>> Start SOURCE MATERIAL

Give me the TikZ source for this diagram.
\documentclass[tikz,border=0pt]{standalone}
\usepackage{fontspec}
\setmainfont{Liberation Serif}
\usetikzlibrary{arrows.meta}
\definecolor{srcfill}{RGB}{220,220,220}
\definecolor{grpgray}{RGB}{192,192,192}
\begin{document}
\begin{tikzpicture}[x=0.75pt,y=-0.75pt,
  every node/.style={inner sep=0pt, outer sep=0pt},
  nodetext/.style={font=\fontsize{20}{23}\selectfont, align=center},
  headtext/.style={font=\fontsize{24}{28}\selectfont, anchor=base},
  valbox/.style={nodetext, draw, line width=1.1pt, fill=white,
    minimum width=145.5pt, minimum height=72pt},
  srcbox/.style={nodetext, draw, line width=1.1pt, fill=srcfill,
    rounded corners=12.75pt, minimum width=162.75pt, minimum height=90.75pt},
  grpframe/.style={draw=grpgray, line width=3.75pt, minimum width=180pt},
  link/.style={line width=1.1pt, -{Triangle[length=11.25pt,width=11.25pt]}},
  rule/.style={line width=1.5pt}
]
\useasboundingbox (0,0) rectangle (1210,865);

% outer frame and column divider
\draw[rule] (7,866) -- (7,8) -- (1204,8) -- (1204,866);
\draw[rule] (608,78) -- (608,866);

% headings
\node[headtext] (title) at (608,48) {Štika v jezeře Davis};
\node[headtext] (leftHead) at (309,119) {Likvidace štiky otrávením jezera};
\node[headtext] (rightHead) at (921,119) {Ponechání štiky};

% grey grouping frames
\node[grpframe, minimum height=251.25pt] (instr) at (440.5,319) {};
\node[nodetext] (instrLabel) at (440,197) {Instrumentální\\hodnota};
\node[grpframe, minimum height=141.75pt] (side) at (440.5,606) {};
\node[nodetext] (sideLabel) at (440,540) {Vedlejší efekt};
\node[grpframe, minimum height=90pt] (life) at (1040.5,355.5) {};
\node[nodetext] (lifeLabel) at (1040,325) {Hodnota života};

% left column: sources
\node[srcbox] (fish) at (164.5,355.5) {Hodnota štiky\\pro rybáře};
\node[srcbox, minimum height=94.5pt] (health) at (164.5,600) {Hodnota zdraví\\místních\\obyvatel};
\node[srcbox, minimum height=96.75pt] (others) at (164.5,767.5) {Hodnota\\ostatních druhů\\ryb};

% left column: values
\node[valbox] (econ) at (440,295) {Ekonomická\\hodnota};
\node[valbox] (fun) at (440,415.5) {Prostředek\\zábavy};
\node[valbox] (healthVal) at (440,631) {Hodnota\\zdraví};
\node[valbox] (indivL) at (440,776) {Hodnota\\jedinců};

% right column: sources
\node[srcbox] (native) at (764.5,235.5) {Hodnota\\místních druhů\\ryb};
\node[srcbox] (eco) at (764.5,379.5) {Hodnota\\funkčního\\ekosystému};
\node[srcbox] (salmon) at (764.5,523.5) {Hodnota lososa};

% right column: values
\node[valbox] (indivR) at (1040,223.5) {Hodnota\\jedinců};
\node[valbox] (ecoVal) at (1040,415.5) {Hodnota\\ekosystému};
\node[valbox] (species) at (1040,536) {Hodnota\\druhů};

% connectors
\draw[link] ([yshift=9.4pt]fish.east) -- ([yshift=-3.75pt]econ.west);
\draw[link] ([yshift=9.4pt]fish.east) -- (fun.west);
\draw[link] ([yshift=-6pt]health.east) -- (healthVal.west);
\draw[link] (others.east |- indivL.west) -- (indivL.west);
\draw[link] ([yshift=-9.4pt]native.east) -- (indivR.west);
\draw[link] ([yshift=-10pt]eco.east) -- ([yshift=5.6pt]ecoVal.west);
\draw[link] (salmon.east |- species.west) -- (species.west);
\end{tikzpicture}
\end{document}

>> End SOURCE MATERIAL

_DIRECTION_
Write out the full listing, keeping every line exactly as it is.

_SOLUTION_
Give me the TikZ source for this diagram.
\documentclass[tikz,border=0pt]{standalone}
\usepackage{fontspec}
\setmainfont{Liberation Serif}
\usetikzlibrary{arrows.meta}
\definecolor{srcfill}{RGB}{220,220,220}
\definecolor{grpgray}{RGB}{192,192,192}
\begin{document}
\begin{tikzpicture}[x=0.75pt,y=-0.75pt,
  every node/.style={inner sep=0pt, outer sep=0pt},
  nodetext/.style={font=\fontsize{20}{23}\selectfont, align=center},
  headtext/.style={font=\fontsize{24}{28}\selectfont, anchor=base},
  valbox/.style={nodetext, draw, line width=1.1pt, fill=white,
    minimum width=145.5pt, minimum height=72pt},
  srcbox/.style={nodetext, draw, line width=1.1pt, fill=srcfill,
    rounded corners=12.75pt, minimum width=162.75pt, minimum height=90.75pt},
  grpframe/.style={draw=grpgray, line width=3.75pt, minimum width=180pt},
  link/.style={line width=1.1pt, -{Triangle[length=11.25pt,width=11.25pt]}},
  rule/.style={line width=1.5pt}
]
\useasboundingbox (0,0) rectangle (1210,865);

% outer frame and column divider
\draw[rule] (7,866) -- (7,8) -- (1204,8) -- (1204,866);
\draw[rule] (608,78) -- (608,866);

% headings
\node[headtext] (title) at (608,48) {Štika v jezeře Davis};
\node[headtext] (leftHead) at (309,119) {Likvidace štiky otrávením jezera};
\node[headtext] (rightHead) at (921,119) {Ponechání štiky};

% grey grouping frames
\node[grpframe, minimum height=251.25pt] (instr) at (440.5,319) {};
\node[nodetext] (instrLabel) at (440,197) {Instrumentální\\hodnota};
\node[grpframe, minimum height=141.75pt] (side) at (440.5,606) {};
\node[nodetext] (sideLabel) at (440,540) {Vedlejší efekt};
\node[grpframe, minimum height=90pt] (life) at (1040.5,355.5) {};
\node[nodetext] (lifeLabel) at (1040,325) {Hodnota života};

% left column: sources
\node[srcbox] (fish) at (164.5,355.5) {Hodnota štiky\\pro rybáře};
\node[srcbox, minimum height=94.5pt] (health) at (164.5,600) {Hodnota zdraví\\místních\\obyvatel};
\node[srcbox, minimum height=96.75pt] (others) at (164.5,767.5) {Hodnota\\ostatních druhů\\ryb};

% left column: values
\node[valbox] (econ) at (440,295) {Ekonomická\\hodnota};
\node[valbox] (fun) at (440,415.5) {Prostředek\\zábavy};
\node[valbox] (healthVal) at (440,631) {Hodnota\\zdraví};
\node[valbox] (indivL) at (440,776) {Hodnota\\jedinců};

% right column: sources
\node[srcbox] (native) at (764.5,235.5) {Hodnota\\místních druhů\\ryb};
\node[srcbox] (eco) at (764.5,379.5) {Hodnota\\funkčního\\ekosystému};
\node[srcbox] (salmon) at (764.5,523.5) {Hodnota lososa};

% right column: values
\node[valbox] (indivR) at (1040,223.5) {Hodnota\\jedinců};
\node[valbox] (ecoVal) at (1040,415.5) {Hodnota\\ekosystému};
\node[valbox] (species) at (1040,536) {Hodnota\\druhů};

% connectors
\draw[link] ([yshift=9.4pt]fish.east) -- ([yshift=-3.75pt]econ.west);
\draw[link] ([yshift=9.4pt]fish.east) -- (fun.west);
\draw[link] ([yshift=-6pt]health.east) -- (healthVal.west);
\draw[link] (others.east |- indivL.west) -- (indivL.west);
\draw[link] ([yshift=-9.4pt]native.east) -- (indivR.west);
\draw[link] ([yshift=-10pt]eco.east) -- ([yshift=5.6pt]ecoVal.west);
\draw[link] (salmon.east |- species.west) -- (species.west);
\end{tikzpicture}
\end{document}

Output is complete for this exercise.